──────── PROVIDED MATERIAL
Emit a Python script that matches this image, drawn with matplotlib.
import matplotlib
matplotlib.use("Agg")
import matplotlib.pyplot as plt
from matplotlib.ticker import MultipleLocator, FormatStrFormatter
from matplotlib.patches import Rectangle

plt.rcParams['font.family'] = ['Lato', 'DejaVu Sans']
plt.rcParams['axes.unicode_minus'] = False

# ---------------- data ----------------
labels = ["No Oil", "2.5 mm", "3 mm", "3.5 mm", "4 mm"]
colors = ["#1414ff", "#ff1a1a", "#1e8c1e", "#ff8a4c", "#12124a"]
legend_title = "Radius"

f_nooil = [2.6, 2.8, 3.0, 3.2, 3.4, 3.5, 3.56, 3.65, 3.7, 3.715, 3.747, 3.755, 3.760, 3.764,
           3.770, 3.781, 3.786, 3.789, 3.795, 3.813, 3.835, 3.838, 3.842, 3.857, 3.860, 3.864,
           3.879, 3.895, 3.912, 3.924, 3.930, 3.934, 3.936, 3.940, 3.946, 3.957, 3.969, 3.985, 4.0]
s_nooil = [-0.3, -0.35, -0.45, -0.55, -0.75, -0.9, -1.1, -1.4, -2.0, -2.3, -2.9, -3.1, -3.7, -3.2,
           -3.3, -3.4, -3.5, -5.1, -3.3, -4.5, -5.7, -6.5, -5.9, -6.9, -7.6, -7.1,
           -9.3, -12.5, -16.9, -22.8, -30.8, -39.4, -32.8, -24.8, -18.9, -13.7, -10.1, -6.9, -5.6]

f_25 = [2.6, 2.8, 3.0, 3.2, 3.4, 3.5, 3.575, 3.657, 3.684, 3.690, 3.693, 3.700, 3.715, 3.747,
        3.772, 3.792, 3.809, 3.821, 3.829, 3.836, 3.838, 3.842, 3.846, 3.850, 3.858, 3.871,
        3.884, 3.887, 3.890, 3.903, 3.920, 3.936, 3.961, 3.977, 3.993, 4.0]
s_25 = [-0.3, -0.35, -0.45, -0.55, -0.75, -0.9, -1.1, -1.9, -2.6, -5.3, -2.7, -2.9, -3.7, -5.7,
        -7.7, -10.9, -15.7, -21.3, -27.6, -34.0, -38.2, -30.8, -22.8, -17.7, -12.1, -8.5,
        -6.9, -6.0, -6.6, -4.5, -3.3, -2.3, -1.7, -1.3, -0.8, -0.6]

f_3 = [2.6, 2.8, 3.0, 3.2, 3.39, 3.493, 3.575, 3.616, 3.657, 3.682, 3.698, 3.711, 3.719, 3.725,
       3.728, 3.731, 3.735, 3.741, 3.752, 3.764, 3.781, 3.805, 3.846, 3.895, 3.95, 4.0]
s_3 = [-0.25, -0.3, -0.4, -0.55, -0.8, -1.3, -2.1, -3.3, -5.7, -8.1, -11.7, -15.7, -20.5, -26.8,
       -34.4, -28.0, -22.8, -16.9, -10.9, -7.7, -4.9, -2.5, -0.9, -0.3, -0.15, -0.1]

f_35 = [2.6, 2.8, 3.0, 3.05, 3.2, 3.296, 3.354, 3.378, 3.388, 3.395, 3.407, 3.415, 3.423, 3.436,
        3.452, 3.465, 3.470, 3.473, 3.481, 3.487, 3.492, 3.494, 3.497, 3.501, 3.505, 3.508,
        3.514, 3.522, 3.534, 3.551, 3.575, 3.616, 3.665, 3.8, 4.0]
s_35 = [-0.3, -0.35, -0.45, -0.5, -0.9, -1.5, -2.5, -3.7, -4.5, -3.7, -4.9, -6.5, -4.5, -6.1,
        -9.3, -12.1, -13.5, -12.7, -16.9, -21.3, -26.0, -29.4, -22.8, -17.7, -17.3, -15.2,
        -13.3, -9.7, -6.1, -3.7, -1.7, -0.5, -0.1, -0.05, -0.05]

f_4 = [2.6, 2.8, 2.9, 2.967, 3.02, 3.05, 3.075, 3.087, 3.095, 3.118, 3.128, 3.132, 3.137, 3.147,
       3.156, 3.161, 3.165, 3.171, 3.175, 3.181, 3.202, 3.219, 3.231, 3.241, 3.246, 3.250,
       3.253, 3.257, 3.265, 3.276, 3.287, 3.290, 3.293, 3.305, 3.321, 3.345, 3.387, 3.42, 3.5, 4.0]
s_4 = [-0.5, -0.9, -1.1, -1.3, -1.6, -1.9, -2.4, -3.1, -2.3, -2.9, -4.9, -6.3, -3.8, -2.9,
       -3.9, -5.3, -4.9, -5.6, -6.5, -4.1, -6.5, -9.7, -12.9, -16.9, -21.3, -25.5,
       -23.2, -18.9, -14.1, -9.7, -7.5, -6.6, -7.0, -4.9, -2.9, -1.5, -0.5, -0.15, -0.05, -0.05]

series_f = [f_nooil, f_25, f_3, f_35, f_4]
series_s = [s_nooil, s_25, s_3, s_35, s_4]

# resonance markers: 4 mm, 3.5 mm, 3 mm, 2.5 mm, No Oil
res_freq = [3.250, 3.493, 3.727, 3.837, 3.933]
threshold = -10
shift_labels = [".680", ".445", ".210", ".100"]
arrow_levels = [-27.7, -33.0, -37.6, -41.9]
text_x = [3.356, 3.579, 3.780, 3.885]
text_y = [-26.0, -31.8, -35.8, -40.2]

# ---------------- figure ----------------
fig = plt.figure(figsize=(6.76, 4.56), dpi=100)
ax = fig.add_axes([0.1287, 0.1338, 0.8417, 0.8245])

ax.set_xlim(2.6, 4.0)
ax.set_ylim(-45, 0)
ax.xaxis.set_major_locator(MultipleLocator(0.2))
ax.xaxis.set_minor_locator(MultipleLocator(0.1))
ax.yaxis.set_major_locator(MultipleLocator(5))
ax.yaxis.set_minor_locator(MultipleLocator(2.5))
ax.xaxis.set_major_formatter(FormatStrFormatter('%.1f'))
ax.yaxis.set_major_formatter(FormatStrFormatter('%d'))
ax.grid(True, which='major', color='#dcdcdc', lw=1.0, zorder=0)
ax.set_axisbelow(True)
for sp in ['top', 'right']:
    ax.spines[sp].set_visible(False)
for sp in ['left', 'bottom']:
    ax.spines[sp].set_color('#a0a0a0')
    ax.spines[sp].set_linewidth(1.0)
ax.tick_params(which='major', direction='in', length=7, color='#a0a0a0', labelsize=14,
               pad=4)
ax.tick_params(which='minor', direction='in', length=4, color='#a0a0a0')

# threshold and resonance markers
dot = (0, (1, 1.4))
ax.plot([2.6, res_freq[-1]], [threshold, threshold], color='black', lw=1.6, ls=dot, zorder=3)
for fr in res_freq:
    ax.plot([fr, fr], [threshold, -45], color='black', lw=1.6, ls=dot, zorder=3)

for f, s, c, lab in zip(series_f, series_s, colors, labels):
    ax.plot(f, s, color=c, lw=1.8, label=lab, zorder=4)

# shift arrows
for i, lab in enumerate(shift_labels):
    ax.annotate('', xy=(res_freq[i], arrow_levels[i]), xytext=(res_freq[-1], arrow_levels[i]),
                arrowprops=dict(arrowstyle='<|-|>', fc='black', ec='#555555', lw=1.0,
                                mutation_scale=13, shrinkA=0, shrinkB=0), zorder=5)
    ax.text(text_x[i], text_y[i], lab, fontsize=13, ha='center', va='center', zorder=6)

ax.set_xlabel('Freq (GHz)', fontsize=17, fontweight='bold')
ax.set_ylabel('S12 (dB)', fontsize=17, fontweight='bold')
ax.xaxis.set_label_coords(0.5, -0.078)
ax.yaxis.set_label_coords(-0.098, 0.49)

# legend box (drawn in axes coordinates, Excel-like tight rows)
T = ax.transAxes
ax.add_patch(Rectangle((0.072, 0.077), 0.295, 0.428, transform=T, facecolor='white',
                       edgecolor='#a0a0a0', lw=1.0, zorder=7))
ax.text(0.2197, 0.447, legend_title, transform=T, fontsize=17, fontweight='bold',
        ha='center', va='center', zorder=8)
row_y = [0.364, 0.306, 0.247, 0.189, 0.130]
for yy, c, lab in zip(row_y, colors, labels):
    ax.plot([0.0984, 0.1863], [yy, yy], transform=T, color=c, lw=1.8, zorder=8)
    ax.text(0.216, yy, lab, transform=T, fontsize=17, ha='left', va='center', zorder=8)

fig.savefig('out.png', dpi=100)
────────────────
INSTRUCTIONS TO FOLLOW | In the listing above, please print only the lines from the first one to the line where "from matplotlib.patches import Rectangle" appears, exactly as written, both of those lines included.

WRITTEN RESPONSE |
Emit a Python script that matches this image, drawn with matplotlib.
import matplotlib
matplotlib.use("Agg")
import matplotlib.pyplot as plt
from matplotlib.ticker import MultipleLocator, FormatStrFormatter
from matplotlib.patches import Rectangle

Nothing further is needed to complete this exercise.